The use of cylindrical sleeves as well as continuous print forms is becoming increasingly more common in the industry. Unlike plates, sleeves are not adhered to the print cylinder and thus allow for the capability to easily reuse print forms for subsequent print runs. Sleeve technology also permits very rapid and simple changing of the print form on a print cylinder. The internal diameter of a cylindrical sleeve corresponds to the external diameter of the print cylinder so that the sleeve can be simply slid over the print cylinder of the printing press. The print cylinder is equipped with compressed air for facilitating the mounting and de-mounting (i.e., pushing on and pushing off) of the sleeve onto and from the print cylinder. Compressed air is connected to the print cylinder which passes into the interior of the cylinder and emerges via holes arranged on the exterior surface of the cylinder to create an air cushion for mounting and de-mounting the sleeve. For mounting a sleeve, compressed air emerges at the surface holes of the print cylinder and the sleeve is pushed on the exterior surface of the print cylinder creating the cushion of air that substantially reduces the friction between the sleeve and the print cylinder. Since the sleeve expands slightly under the influence of the air cushion, the sleeve easily slides along the print cylinder to the desired position. When the compressed air is terminated, the sleeve no longer can stay expanded and contracts to reside firmly on the print cylinder. However, cylindrical sleeves need to withstand the rigors of mounting and de-mounting from the print cylinder with compressed air.
Thin-walled cylindrical sleeves, that is, sleeves having a wall thickness of about 0.050 inch or less (0.127 cm or less), have particular advantages due to low manufacturing costs, increase production, and ease of use due to their low weight and flexibility. Thin-walled cylindrical sleeves can also easily be mated with bridge sleeves to attain the desired repeat of a printed image with existing print cylinders, and with cushion sleeves to attain suitable print quality, for example, reduced dot gain. Various configurations of cylindrical sleeves are known from U.S. Pat. Nos. 4,214,932; 5,383,062; 5,468,568; 5,753,324; 5,974,972; 6,699,548; and 6,703,095. Generally these prior art sleeves consist of a plurality of associated concentric layers, and perhaps one or more underlying support layers. These known cylindrical sleeves however exhibit a number of constraints with respect to their manufacture and use.

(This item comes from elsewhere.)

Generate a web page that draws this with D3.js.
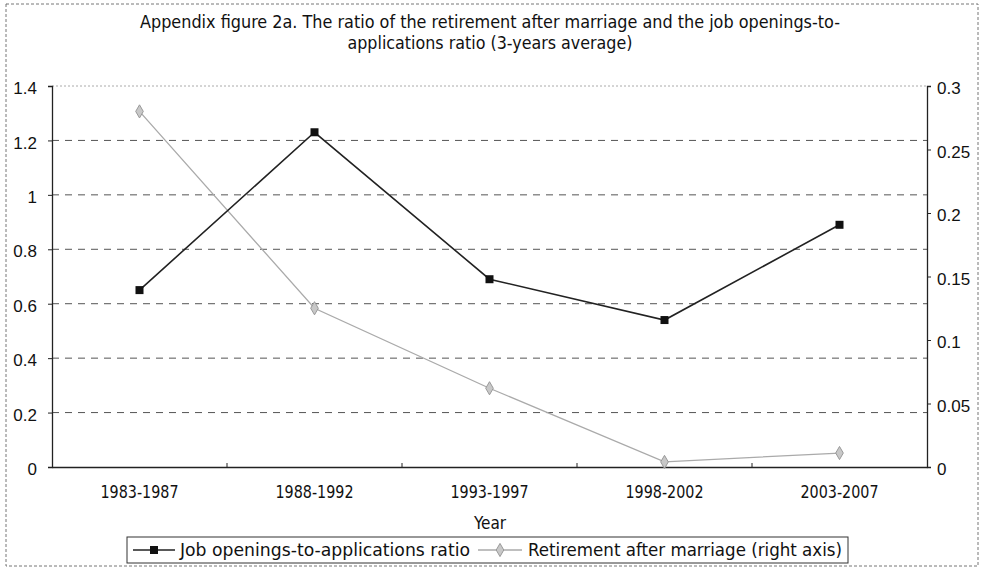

Problems sometimes arise with cylindrical sleeves that are produced with seams where ends or edges of material are joined to form the sleeve. Production of sleeves with seams is particularly difficult since the edges of the material forming the seam need to have sufficient contact to assure an air-tight seal for the sleeve, but yet not have a buildup or allowance of excess material at the seam that can impact print performance by the print form. It is particularly time- and labor-intensive to produce sleeves having seams with edges that sufficiently abut with no or only minimal allowance and contrary toward a goal of manufacturing high volumes of cylindrical sleeves in a plurality of sizes (based on diameter as well as axial length of the cylinder). A sleeve may break or separate at a seam under the application of pressurized air when mounting and de-mounting of cylindrical print forms, thereby rendering the print form inoperable. The seams may not fully form and result in a lack of air tightness necessary for proper mounting of the sleeve onto a print cylinder. Buildup or excess seam allowance of material at the seam results in non-uniformities in the sleeve which can transmit through the one or more layers disposed on the exterior surface of the sleeve, such as the relief image layer, and result in a printing defect, which is sometimes referred to as “print through”. Print through manifests as repeating distortion/s or disturbance/s in the image printed on the substrate, which correspond to the underlying seam structure in the print sleeve. Print through of a seam to the printed image can exhibit a region of slightly higher or lower density of the image compared to the image printed by the remaining, i.e., non-seam parts, of the sleeve. A seam that is thicker or thinner or has different characteristic response under impression than the remaining non-seam portion of the sleeve generally will print through to the printed image. Also, a poorly-formed seam can interfere with the application of one or more layers, such as a photopolymeric layer, onto the exterior surface of the sleeve. Sometimes, the exterior surface of the sleeve is ground to provide desired uniformity of the wall thickness at the seam and for the remainder of the sleeve. However, grinding the surface introduces an additional step in a process of making the sleeve which, for costs and production purposes, is desirable to avoid.
So a need arises for a cylindrical sleeve that is easily and quickly produced, at a low cost, while avoiding the problems of prior cylindrical sleeves. It is desirable to form the cylindrical sleeve in one or more layers from sheet material, and yet avoid defects associated with seam non-uniformities, such as print through, that can be observed in an image printed by the print form, and facilitate the application of additional layers onto the sleeve. The cylindrical sleeve should be capable of supporting print plate/s or a continuous layer of an imageable photopolymer or rubber and withstanding the rigors of mounting and de-mounting with pressurized air onto a print cylinder. The cylindrical sleeve should be capable of maintaining dimensional stability and tolerances during subsequent manufacturing steps, such as formation of the continuous layer thereon, and/or undergoing imaging and treating steps, such as solvent washout or heating, to form a relief surface of the continuous layer that is suitable for printing.